The history of theology (Christian or otherwise) is the history of people desperately trying to fit the way things actually are into the way their holy books say they should be. (Think of the billions of words written in tens of thousands of books on religion "explaining" pain and suffering in the light of God's purported goodness.) So some people do what Mom [Edith Schaeffer] did: spend a lot of time making excuses for The-God-Of-The-Bible. Others contrive their theology to make it seem more enlightened than it is: Roman Catholic medieval dogma is rechristened as "Natural Law," Creationism is rebaptized as "Intelligent Design," Islam calls the oppression of women the "protection of women," and so forth.-Frank Schaeffer, Sex, Mom & God
There is another choice: To admit that the best of any religious tradition depends on the choices its adherents make on how to live despite what their holy books "say," not because of them. "But where would that leave me?" my former self would have asked. "I'd be adrift in an ocean of uncertainty." Yes, and perhaps that's the only honest place to be. Another name for uncertainty is humility. No one ever blew up a mosque, church, or abortion clinic after yelling, "I could be wrong."

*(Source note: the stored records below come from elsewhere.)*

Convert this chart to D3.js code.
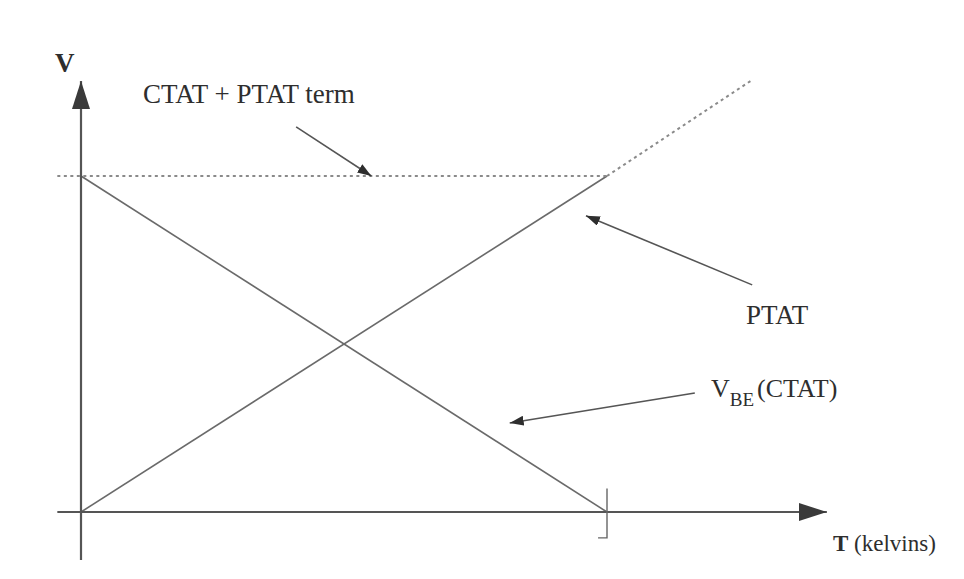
<!DOCTYPE html>
<html>
<head>
<meta charset="utf-8">
<script src="https://cdn.jsdelivr.net/npm/d3@7"></script>
<style>
  html, body { margin: 0; padding: 0; background: #fff; }
  text { font-family: "Liberation Serif", "DejaVu Serif", serif; fill: #2e2e2e; }
</style>
</head>
<body>
<div id="chart"></div>
<script>
// Normalised temperature (T) and voltage (V) for each curve.
const ctatT = [0, 1];
const ctatV = [1, 0];
const ptatT = [0, 1];
const ptatV = [0, 1];
const ptatExtT = [1, 1.275];
const ptatExtV = [1, 1.285];
const sumT = [-0.045, 1];
const sumV = [1, 1];

// Labels and the points their arrows start from / point at (data units).
const labels = ["CTAT + PTAT term", "PTAT", "V_BE (CTAT)"];
const arrowFromT = [0.409, 1.276, 1.167];
const arrowFromV = [1.146, 0.676, 0.354];
const arrowToT = [0.552, 0.96, 0.815];
const arrowToV = [1.0, 0.882, 0.265];

// Declare the chart dimensions.
const width = 964;
const height = 579;

// Scales: T = 0 at the origin, T = 1 at the tick on the axis.
const x = d3.scaleLinear([0, 1], [81, 607]);
const y = d3.scaleLinear([0, 1], [512, 176]);

const line = d3.line().x(d => x(d[0])).y(d => y(d[1]));

const svg = d3.create("svg")
  .attr("width", width)
  .attr("height", height)
  .attr("viewBox", [0, 0, width, height]);

d3.select("#chart").append(() => svg.node());

const defs = svg.append("defs");
defs.append("marker")
  .attr("id", "bigHead")
  .attr("viewBox", "0 0 28 18")
  .attr("refX", 28).attr("refY", 9)
  .attr("markerWidth", 28).attr("markerHeight", 18)
  .attr("markerUnits", "userSpaceOnUse")
  .attr("orient", "auto")
  .append("path").attr("d", "M0,0L28,9L0,18Z").attr("fill", "#3a3a3a");
defs.append("marker")
  .attr("id", "smallHead")
  .attr("viewBox", "0 0 14 10")
  .attr("refX", 14).attr("refY", 5)
  .attr("markerWidth", 14).attr("markerHeight", 10)
  .attr("markerUnits", "userSpaceOnUse")
  .attr("orient", "auto")
  .append("path").attr("d", "M0,0L14,5L0,10Z").attr("fill", "#2e2e2e");

const zip = (a, b) => a.map((d, i) => [d, b[i]]);

// Curves.
svg.append("path")
  .attr("fill", "none").attr("stroke", "#6a6a6a").attr("stroke-width", 1.6)
  .attr("d", line(zip(ctatT, ctatV)));
svg.append("path")
  .attr("fill", "none").attr("stroke", "#6a6a6a").attr("stroke-width", 1.6)
  .attr("d", line(zip(ptatT, ptatV)));
svg.append("path")
  .attr("fill", "none").attr("stroke", "#8a8a8a").attr("stroke-width", 2)
  .attr("stroke-dasharray", "3,3.5")
  .attr("d", line(zip(ptatExtT, ptatExtV)));
svg.append("path")
  .attr("fill", "none").attr("stroke", "#8a8a8a").attr("stroke-width", 1.8)
  .attr("stroke-dasharray", "3,3.5")
  .attr("d", line(zip(sumT, sumV)));

// Axes with arrows.
svg.append("line")
  .attr("x1", x(-0.045)).attr("y1", y(0))
  .attr("x2", x(1.418)).attr("y2", y(0))
  .attr("stroke", "#555").attr("stroke-width", 2.2)
  .attr("marker-end", "url(#bigHead)");
svg.append("line")
  .attr("x1", x(0)).attr("y1", y(-0.143))
  .attr("x2", x(0)).attr("y2", y(1.283))
  .attr("stroke", "#555").attr("stroke-width", 2.2)
  .attr("marker-end", "url(#bigHead)");

// Tick at T = 1.
svg.append("path")
  .attr("fill", "none").attr("stroke", "#666").attr("stroke-width", 1.4)
  .attr("d", `M${x(1)},${y(0.07)}V${y(-0.077)}H${x(0.983)}`);

// Axis labels.
svg.append("text")
  .attr("x", 55).attr("y", 72)
  .attr("font-size", 27).attr("font-weight", "bold")
  .text("V");
svg.append("text")
  .attr("x", 833).attr("y", 551)
  .attr("font-size", 23)
  .call(t => t.append("tspan").attr("font-weight", "bold").text("T"))
  .call(t => t.append("tspan").text(" (kelvins)"));

// Annotation arrows.
labels.forEach((lab, i) => {
  svg.append("line")
    .attr("x1", x(arrowFromT[i])).attr("y1", y(arrowFromV[i]))
    .attr("x2", x(arrowToT[i])).attr("y2", y(arrowToV[i]))
    .attr("stroke", "#555").attr("stroke-width", 1.6)
    .attr("marker-end", "url(#smallHead)");
});

// Annotation texts.
svg.append("text")
  .attr("x", 143).attr("y", 103)
  .attr("font-size", 27)
  .text(labels[0]);
svg.append("text")
  .attr("x", 746).attr("y", 324)
  .attr("font-size", 27)
  .text(labels[1]);
svg.append("text")
  .attr("x", 711).attr("y", 397)
  .attr("font-size", 26)
  .call(t => t.append("tspan").text("V"))
  .call(t => t.append("tspan").attr("font-size", 19).attr("dy", 9).text("BE"))
  .call(t => t.append("tspan").attr("dy", -9).attr("dx", 3).text("(CTAT)"));
</script>
</body>
</html>
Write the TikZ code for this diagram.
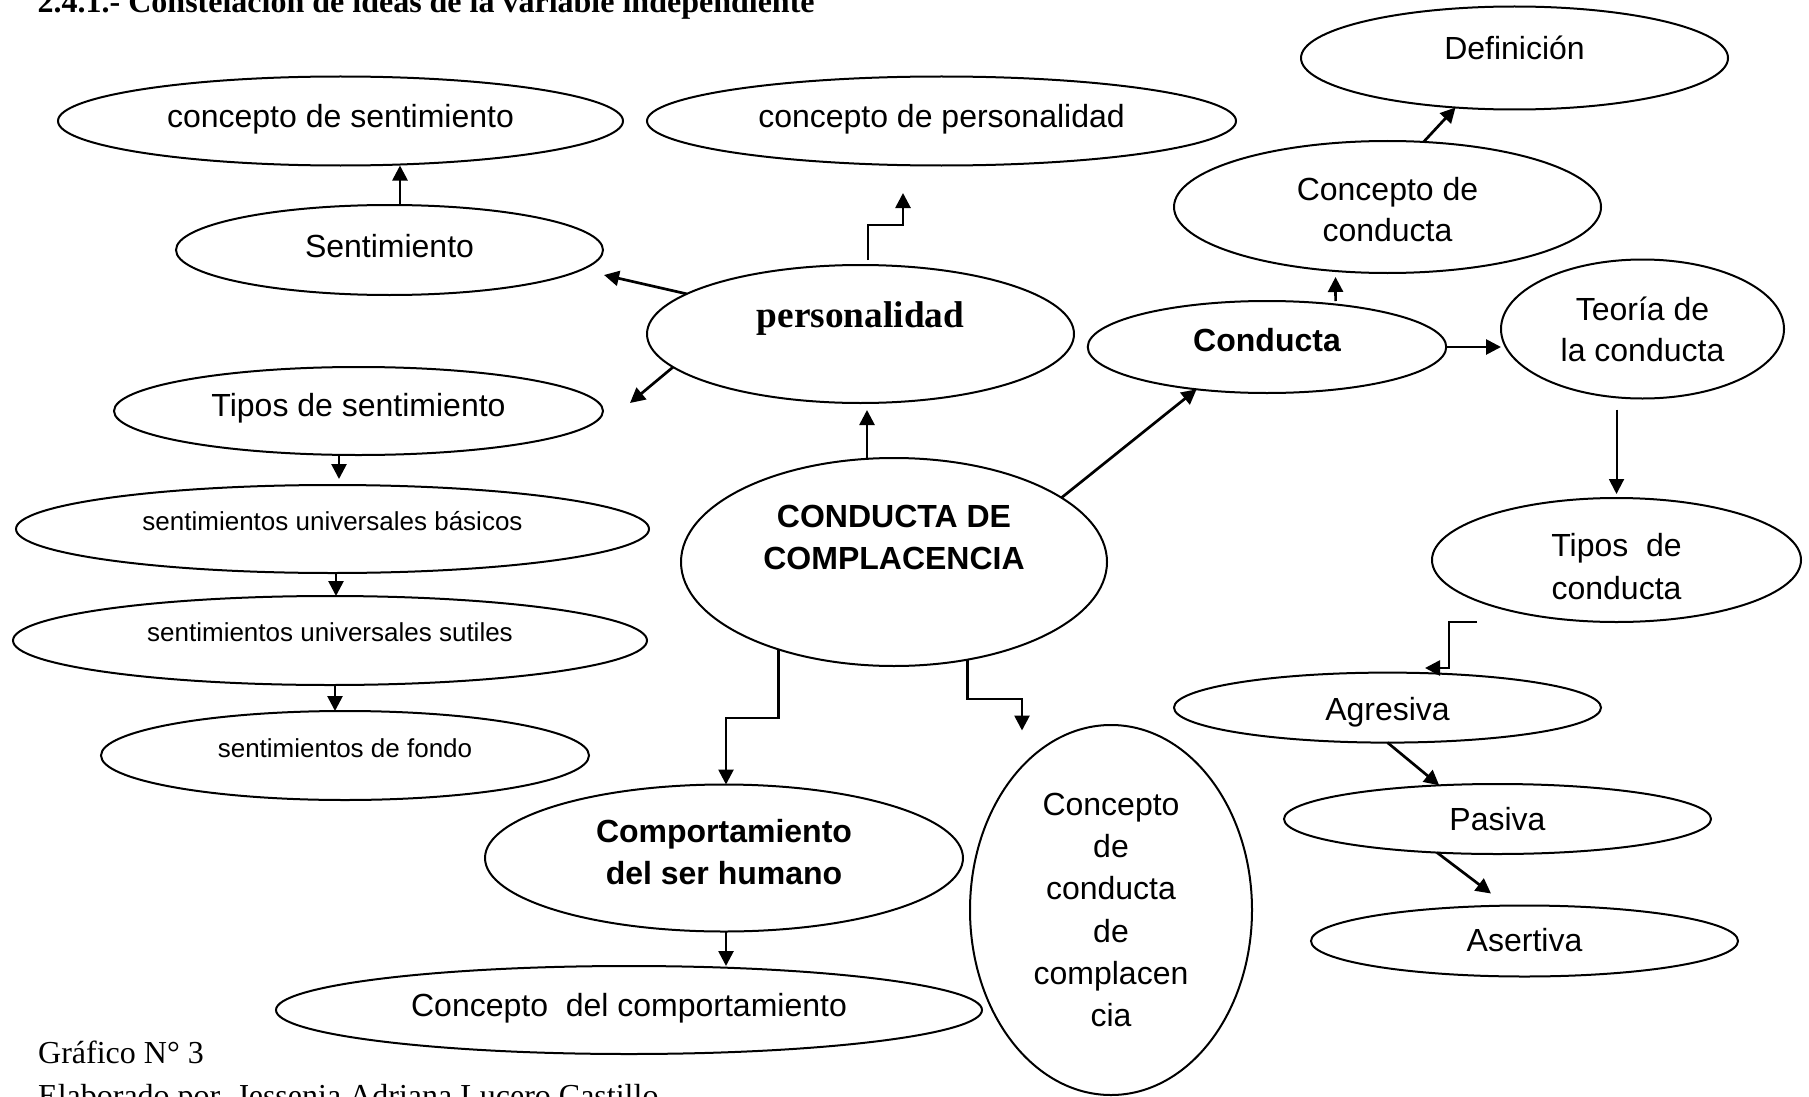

At the very least, those of us who believe that the Bible is something more than just another book need to be willing to admit that we (and every other Christian who has ever lived) pick and choose which parts of the Bible to emphasize and which to downplay (or even ignore) when formulating our theology. And that, therefore, we could be wrong about a great many things even if we're right about the Bible's unique significance.